> _What to produce_:
Leave the pictures out and quote every line from the start of the listing to the line with "0.1, 0.054, 0.0346, 0.0123, 0.0035, 0.0031]", inclusive.

--- Begin ---

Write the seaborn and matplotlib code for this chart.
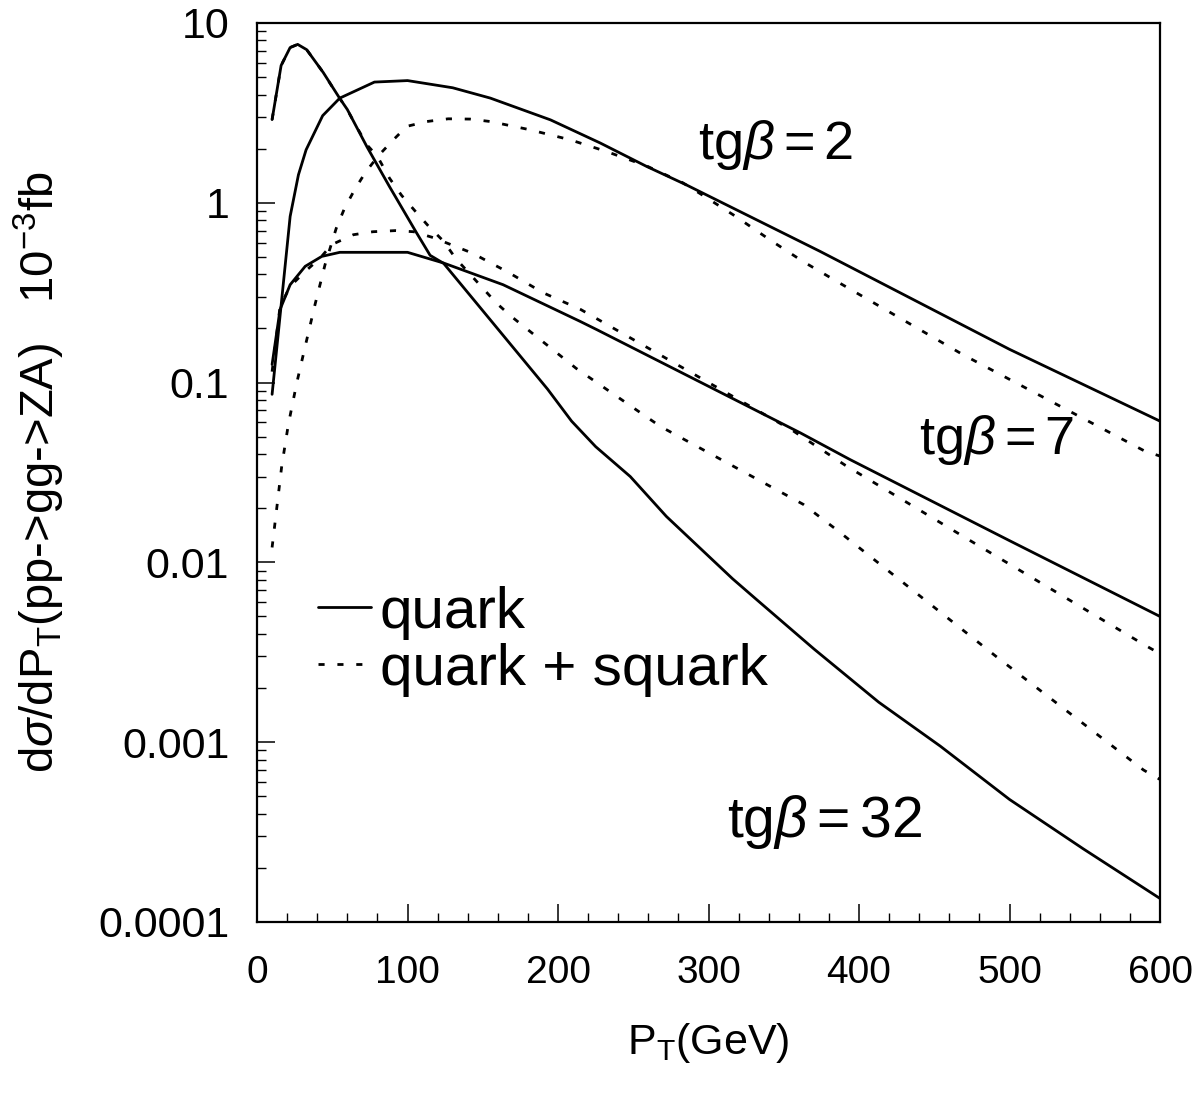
import numpy as np
import pandas as pd
import seaborn as sns
import matplotlib.pyplot as plt
from matplotlib.lines import Line2D
from matplotlib.ticker import LogLocator, MultipleLocator, FixedFormatter, FixedLocator

# tg(beta) = 2
pt_2q = [10, 22, 27.5, 32.6, 43.6, 55, 78, 100, 130, 155, 195, 228, 259, 285, 374, 394, 500, 600]
sig_2q = [0.086, 0.84, 1.43, 1.97, 3.05, 3.82, 4.69, 4.78, 4.36, 3.82, 2.89, 2.15, 1.59, 1.26, 0.537, 0.44, 0.153, 0.061]
pt_2s = [10, 13, 16.4, 20.8, 26.4, 32.3, 38.5, 45.2, 52.6, 58.1, 64.8, 72.1, 81, 90.6, 99.5, 112.8,
         127, 141.5, 155, 181, 208, 232, 259, 283, 294, 318, 341, 363, 387, 469, 590, 600]
sig_2s = [0.0121, 0.0197, 0.0343, 0.0585, 0.0996, 0.163, 0.271, 0.453, 0.72, 0.93, 1.18, 1.48, 1.84, 2.24, 2.66, 2.83,
          2.93, 2.92, 2.83, 2.55, 2.24, 1.93, 1.6, 1.29, 1.13, 0.84, 0.62, 0.47, 0.358, 0.143, 0.0415, 0.039]

# tg(beta) = 7
pt_7q = [10, 15.3, 22, 32, 43, 55, 100, 124, 163.5, 214.6, 225.7, 361, 394, 500, 600]
sig_7q = [0.126, 0.255, 0.35, 0.443, 0.503, 0.53, 0.53, 0.462, 0.35, 0.219, 0.197, 0.0525, 0.0373, 0.0132, 0.005]
pt_7s = [10, 15.3, 22, 32, 42, 49.6, 64, 77, 92, 104, 117, 143, 167, 190, 215, 300, 356, 391, 480, 589, 600]
sig_7s = [0.115, 0.265, 0.343, 0.415, 0.493, 0.585, 0.664, 0.69, 0.70, 0.69, 0.64, 0.525, 0.41, 0.316, 0.255,
          0.1, 0.054, 0.0346, 0.0123, 0.0035, 0.0031]

# tg(beta) = 32
pt_32q = [10, 16, 22, 27, 33, 44, 55, 60, 73, 88, 106, 115, 124, 193, 209, 225, 248, 272, 316, 332,
          370, 413, 454, 500, 549, 600]
sig_32q = [2.9, 5.8, 7.3, 7.6, 7.1, 5.3, 3.8, 3.3, 2.05, 1.23, 0.68, 0.51, 0.46, 0.092, 0.061, 0.044, 0.030,
           0.018, 0.0081, 0.0062, 0.0033, 0.00167, 0.00095, 0.00048, 0.000255, 0.000135]
pt_32s = [10, 16, 22, 27, 33, 44, 52, 60, 66, 73, 80, 88, 96, 105, 114, 124, 132, 159, 169, 212, 268,
          363, 385, 491, 567, 589, 600]
sig_32s = [2.9, 5.8, 7.3, 7.6, 7.1, 5.3, 4.15, 3.29, 2.66, 2.1, 1.81, 1.37, 1.1, 0.9, 0.74, 0.61, 0.49,
           0.277, 0.233, 0.12, 0.057, 0.021, 0.0152, 0.0030, 0.00097, 0.0007, 0.00062]

curves = [
    (pt_2q, sig_2q, '-'), (pt_2s, sig_2s, ':'),
    (pt_7q, sig_7q, '-'), (pt_7s, sig_7s, ':'),
    (pt_32q, sig_32q, '-'), (pt_32s, sig_32s, ':'),
]

sns.set_style("white")
plt.rcParams['font.family'] = ['Liberation Sans', 'DejaVu Sans']
plt.rcParams['mathtext.fontset'] = 'custom'
plt.rcParams['mathtext.rm'] = 'Liberation Sans'
plt.rcParams['mathtext.it'] = 'Liberation Sans:italic'
plt.rcParams['text.color'] = 'black'
plt.rcParams['axes.labelcolor'] = 'black'
plt.rcParams['xtick.color'] = 'black'
plt.rcParams['ytick.color'] = 'black'

DOT = (0, (2.2, 4.6))

fig = plt.figure(figsize=(12, 10.93), dpi=100)
ax = fig.add_axes([0.2142, 0.1565, 0.7525, 0.8225])

for pt, sig, ls in curves:
    df = pd.DataFrame({'pt': pt, 'sigma': sig})
    sns.lineplot(data=df, x='pt', y='sigma', ax=ax, color='black', lw=2.0,
                 linestyle='-' if ls == '-' else DOT, sort=False)

ax.set_yscale('log')
ax.set_xlim(0, 600)
ax.set_ylim(1e-4, 10)

ax.xaxis.set_major_locator(MultipleLocator(100))
ax.xaxis.set_minor_locator(MultipleLocator(20))
yt = [1e-4, 1e-3, 1e-2, 1e-1, 1, 10]
ax.yaxis.set_major_locator(FixedLocator(yt))
ax.yaxis.set_major_formatter(FixedFormatter(['0.0001', '0.001', '0.01', '0.1', '1', '10']))
ax.yaxis.set_minor_locator(LogLocator(base=10, subs=np.arange(2, 10)))

ax.tick_params(axis='both', which='major', direction='in', length=13, width=1.1,
               bottom=True, left=True, top=False, right=False, colors='black')
ax.tick_params(axis='both', which='minor', direction='in', length=6.5, width=1.0,
               bottom=True, left=True, top=False, right=False, colors='black')
ax.tick_params(axis='y', which='major', labelsize=31, pad=20)
ax.tick_params(axis='x', which='major', labelsize=28, pad=24)
for s in ax.spines.values():
    s.set_linewidth(1.6)
    s.set_color('black')

ax.set_xlabel(r'P$_{\rm T}$(GeV)', fontsize=31)
ax.set_ylabel(r'd$\sigma$/dP$_{\rm T}$(pp->gg->ZA)   10$^{-3}$fb', fontsize=34)
ax.xaxis.set_label_coords(0.5, -0.11)
ax.yaxis.set_label_coords(-0.21, 0.5)

ax.text(293, 2.1, r'tg$\beta = 2$', fontsize=39, va='center', ha='left')
ax.text(440, 0.048, r'tg$\beta = 7$', fontsize=39, va='center', ha='left')
ax.text(312, 0.00036, r'tg$\beta = 32$', fontsize=41, va='center', ha='left')

handles = [Line2D([], [], color='black', lw=2.0, linestyle='-'),
           Line2D([], [], color='black', lw=2.0, linestyle=DOT)]
ax.legend(handles, ['quark', 'quark + squark'], loc='upper left',
          bbox_to_anchor=(0.042, 0.4), frameon=False, fontsize=42,
          handlelength=0.9, handletextpad=0.15, labelspacing=0.05, borderaxespad=0)

plt.savefig('out.png', dpi=100)
plt.close()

--- End ---

> _Answer to the task_:
Write the seaborn and matplotlib code for this chart.
import numpy as np
import pandas as pd
import seaborn as sns
import matplotlib.pyplot as plt
from matplotlib.lines import Line2D
from matplotlib.ticker import LogLocator, MultipleLocator, FixedFormatter, FixedLocator

# tg(beta) = 2
pt_2q = [10, 22, 27.5, 32.6, 43.6, 55, 78, 100, 130, 155, 195, 228, 259, 285, 374, 394, 500, 600]
sig_2q = [0.086, 0.84, 1.43, 1.97, 3.05, 3.82, 4.69, 4.78, 4.36, 3.82, 2.89, 2.15, 1.59, 1.26, 0.537, 0.44, 0.153, 0.061]
pt_2s = [10, 13, 16.4, 20.8, 26.4, 32.3, 38.5, 45.2, 52.6, 58.1, 64.8, 72.1, 81, 90.6, 99.5, 112.8,
         127, 141.5, 155, 181, 208, 232, 259, 283, 294, 318, 341, 363, 387, 469, 590, 600]
sig_2s = [0.0121, 0.0197, 0.0343, 0.0585, 0.0996, 0.163, 0.271, 0.453, 0.72, 0.93, 1.18, 1.48, 1.84, 2.24, 2.66, 2.83,
          2.93, 2.92, 2.83, 2.55, 2.24, 1.93, 1.6, 1.29, 1.13, 0.84, 0.62, 0.47, 0.358, 0.143, 0.0415, 0.039]

# tg(beta) = 7
pt_7q = [10, 15.3, 22, 32, 43, 55, 100, 124, 163.5, 214.6, 225.7, 361, 394, 500, 600]
sig_7q = [0.126, 0.255, 0.35, 0.443, 0.503, 0.53, 0.53, 0.462, 0.35, 0.219, 0.197, 0.0525, 0.0373, 0.0132, 0.005]
pt_7s = [10, 15.3, 22, 32, 42, 49.6, 64, 77, 92, 104, 117, 143, 167, 190, 215, 300, 356, 391, 480, 589, 600]
sig_7s = [0.115, 0.265, 0.343, 0.415, 0.493, 0.585, 0.664, 0.69, 0.70, 0.69, 0.64, 0.525, 0.41, 0.316, 0.255,
          0.1, 0.054, 0.0346, 0.0123, 0.0035, 0.0031]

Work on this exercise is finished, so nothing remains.